Best foot forward
A Florida Kiwanis club and the Key Club it sponsors fit hundreds of children with new shoes and socks.
Story by Julie Saetre • Photos by Molly Dempsey
The first time Esther Anderson volunteered with her Kiwanis club’s Shoes and Socks project, she cried.
It was an unexpected reaction, she recalls. When she joined the Rockledge Kiwanis Club, she wasn’t immediately impressed with the long-running effort, which brings new athletic footwear to children. Surely, she thought, the students had more pressing needs.
That initial experience changed her mind quickly. Some children were clad in kicks that were falling apart; many had never worn a new pair.
“When you arrive, you see children who don’t even make eye contact,” Anderson says. “By the time they leave, these kids have smiles on their faces and think they can fly in their new shoes.”

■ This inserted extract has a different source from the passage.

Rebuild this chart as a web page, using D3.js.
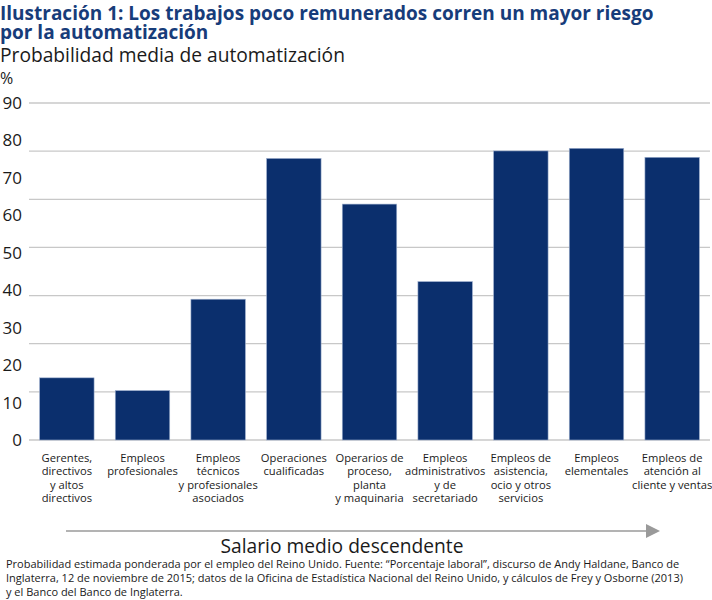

Since 1978, Rockledge club members have distributed more than 96,000 pairs of shoes and socks through the Nestor Hebert Shoe Fund, named after the businessman who started the project decades earlier. This year, 13 schools will benefit from their efforts.
It’s no small feat, Anderson says. The club maintains a nonprofit fund devoted strictly to buying new shoes and socks; a separate nonprofit account holds monies used to rent, air-condition and maintain a storage warehouse for the purchases. Parents sign permission slips to allow their children’s participation and indicate the necessary sizes.
On distribution day, it’s not just grab-and-go. Assisted by members of the Rockledge High School Key Club, Kiwanians provide a custom shoe fit for each child—as many as 190 per school—to ensure comfort and durability.
“It’s personal all the way down the line,” Anderson says. “And the kids go home with the new shoes on their feet.”
To keep the shoe flow constant, the club hosts its Children’s Charities Golf Tournament each spring, an event that raises up to US$15,000 annually. The club also mails 4,000 pledge requests per year, and some businesses display shoe-fund cans for additional collection opportunities.
Donations, Anderson says, come about in unexpected ways. A visitor to a hair salon, for example, saw a collection can and stopped in surprise. As a child, she told staff, she had received free shoes from the program; it was a fond memory. Dropping money into the can, she added that it felt good to give back.